In October, Lory Manning, Director of WREI’s Women in the Military project, lectured on women in the military for Kim Chamberlain's class on gender and power in government at the Kennedy School of Government at Harvard. Kim Chamberlain, as most of you know, was the first woman Prime Minister of Canada.

Since September 11th, Lory has fielded many press inquiries about women’s participation in the war against terrorism. Among them: syndicated columnist, Ellen Goodman, reporters from NBC, CBS, and ABC News, 60 minutes, and The New York Times.

The papers from WREI’s December 2000 Women in Uniform Conference are now available.

 

"SIXTEEN DECISIONS" — A DOCUMENTARY

Selina, like most Bangladeshi women, was a child laborer, married at 12.
Now, armed with a $60 loan and a social charter of "sixteen decisions,"

Selina and 2.5 million women are profoundly changing their lives. Join us in viewing an award-winning documentary, "Sixteen Decisions", and a unique community discussion:

Tuesday, January 29, 2002 at 7:00p.m. - discussion follows film
Thursday, January 31, 2002 at 7:00p.m.
at the Loews Foundry in Georgetown - 202-333-8613
1055 Thomas Jefferson St. NW - Washington DC

Participating organizations include: Grameen Foundation USA, The Foundation for International Community Assistance, Association for Enterprise Opportunity, Ashoka

For more about "Sixteen Decisions" call 617-670-9174 or visit www.16decisions.com.

 

FORMER WREI FELLOWS: Where are they now?

Rhea Jezer, Class of 1990-91, is the first alumna of the WREI Fellowship program to run for Congress. As chair of the Democratic Committee for the town of Dewitt, New York, she ran two “almost successful” campaigns against a strongly entrenched Republican incumbent in New York’s 31st District. “I never would have had the self-confidence or knowledge to run for a congressional seat if not for the WREI experience. It was invaluable.”

When Rhea arrived on Capitol Hill to begin her Fellowship, she already possessed a master’s degree in musicology from Columbia University and was well on her way to the doctorate in the cultural foundations of education she earned from Syracuse University. A professional harpsichordist, Rhea had taught music at the high school and college levels.
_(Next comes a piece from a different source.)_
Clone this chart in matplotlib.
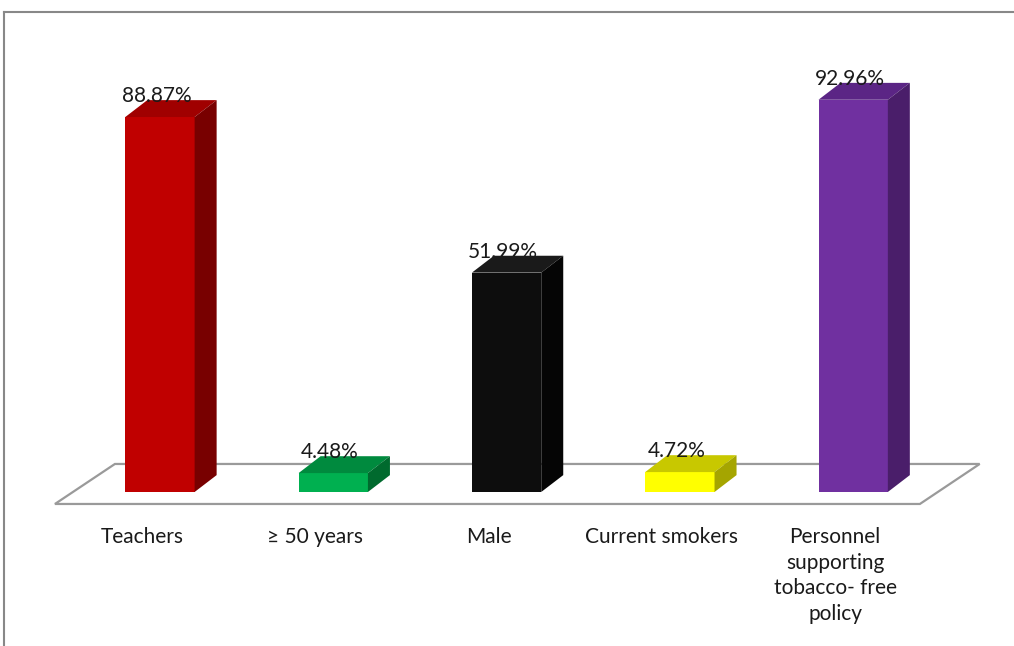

She was assigned to the Congressional Caucus for Women’s Issues, where she worked closely with the caucus’s then-cochairs, Pat Schroeder (D-CO) and Olympia Snowe (R-ME). Rhea’s assignment? Drafting legislation providing incentives for women and underrepresented minorities to pursue careers in science and math. Rep. Nita Lowey, who succeeded Rep. Schroeder as the Caucus’s Democratic cochair, introduced these amendments as part of the Higher Education Act of 1992 and they passed. “I have watched many programs develop as a result of my work with the Caucus, and it has been really exciting,” Rhea reports.

Following her valiant, if not victorious, congressional campaigns, Rhea has continued to distinguish herself in public service: she has been chair of the New York State Sierra Club and is currently the club’s conservation and legislation chair; she served on Governor Pataki’s state superfund reauthorization working group; she was state environmental coordinator for Hillary Clinton’s Senate campaign and is now Senator Clinton’s environmental advisor for New York State; and she is a member of the board of the League of Conservation Voters.

Rhea and her husband recently celebrated their 40th wedding anniversary. Their three children are all happily married and doing well professionally and have provided five grandchildren, who occupy much of Rhea’s spare time.